Causse
- Company type: Société par actions simplifiée
- Industry: Fashion
- Founded: 1892 in Millau, France
- Founder: Jules, Paul and Henri Causse
- Headquarters: Millau, France
- Products: Gloves
- Parent: Paraffection (Chanel)
- Website: caussegantier.com

= Causse =

French gloves manufacturer

Causse (/fr/) is a French luxury glove manufacturer based in Millau (Aveyron) in France. Founded in 1892, the company is one of the oldest glove-making manufactures still active in France. Since 2012, Causse has been owned by Paraffection, the Métiers d’Art subsidiary of the fashion house Chanel.

==History==

Causse was founded in 1892 by the brothers Jules, Paul, and Henri Causse in Millau, a town historically known for leather processing and glove-making. While Jules and Paul later emigrated to the United States, Henri remained in France and continued the family business. The company remained under family involvement for several generations, with Olivier Causse, a fourth-generation descendant, participating in its management in 2010s.

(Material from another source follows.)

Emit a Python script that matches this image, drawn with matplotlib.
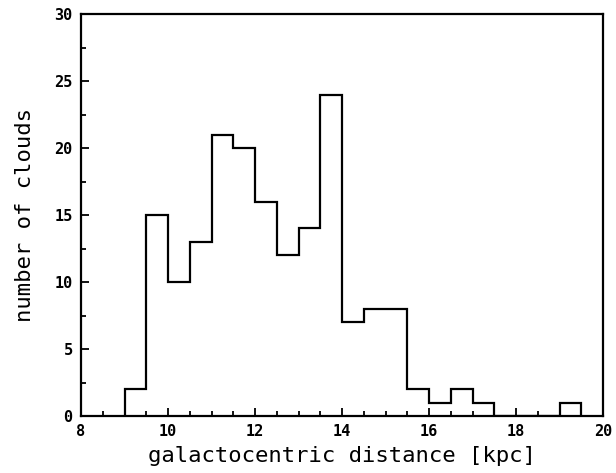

In the early 2000s, as the glove-making industry faced structural decline, the company was relaunched in 2004 by designers Nadine Carel and Manuel Rubio, with the support of Olivier Causse. The relaunch aimed to preserve traditional glove-making techniques while adapting production to the demands of luxury fashion houses.

In 2012, Causse was acquired by Paraffection, a subsidiary of Chanel dedicated to preserving and supporting artisanal crafts. Following the acquisition, the company retained operational autonomy while benefiting from long-term financial support.

== Production ==
Causse's main workshop is located in Millau on the site of a former tannery. The current manufacturing facility was designed by architect Jean-Michel Wilmotte and completed in the mid-2000s. Millau has been a center of leatherworking and glove-making since the Middle Ages. The workshop is open to visitors and presents the stages of glove production. At the time of its acquisition by Chanel in 2012, Causse employed approximately 40 people and produced around 25,000 pairs of gloves annually.

Causse specialises in the production of luxury leather gloves. The manufacturing process involves approximately one hundred operations, from leather preparation to final shaping on a heated metal form known as a main chaude. Since 2017, it has also produced small leather goods. This activity serves as an entry point for training artisans before specialisation in glove-making.

The company produces gloves under its own name and for luxury fashion houses. Despite its ownership by Chanel, Causse continues to supply other luxury brands. Its clients have included Louis Vuitton, Hermès, Loewe, Givenchy, and Christian Lacroix.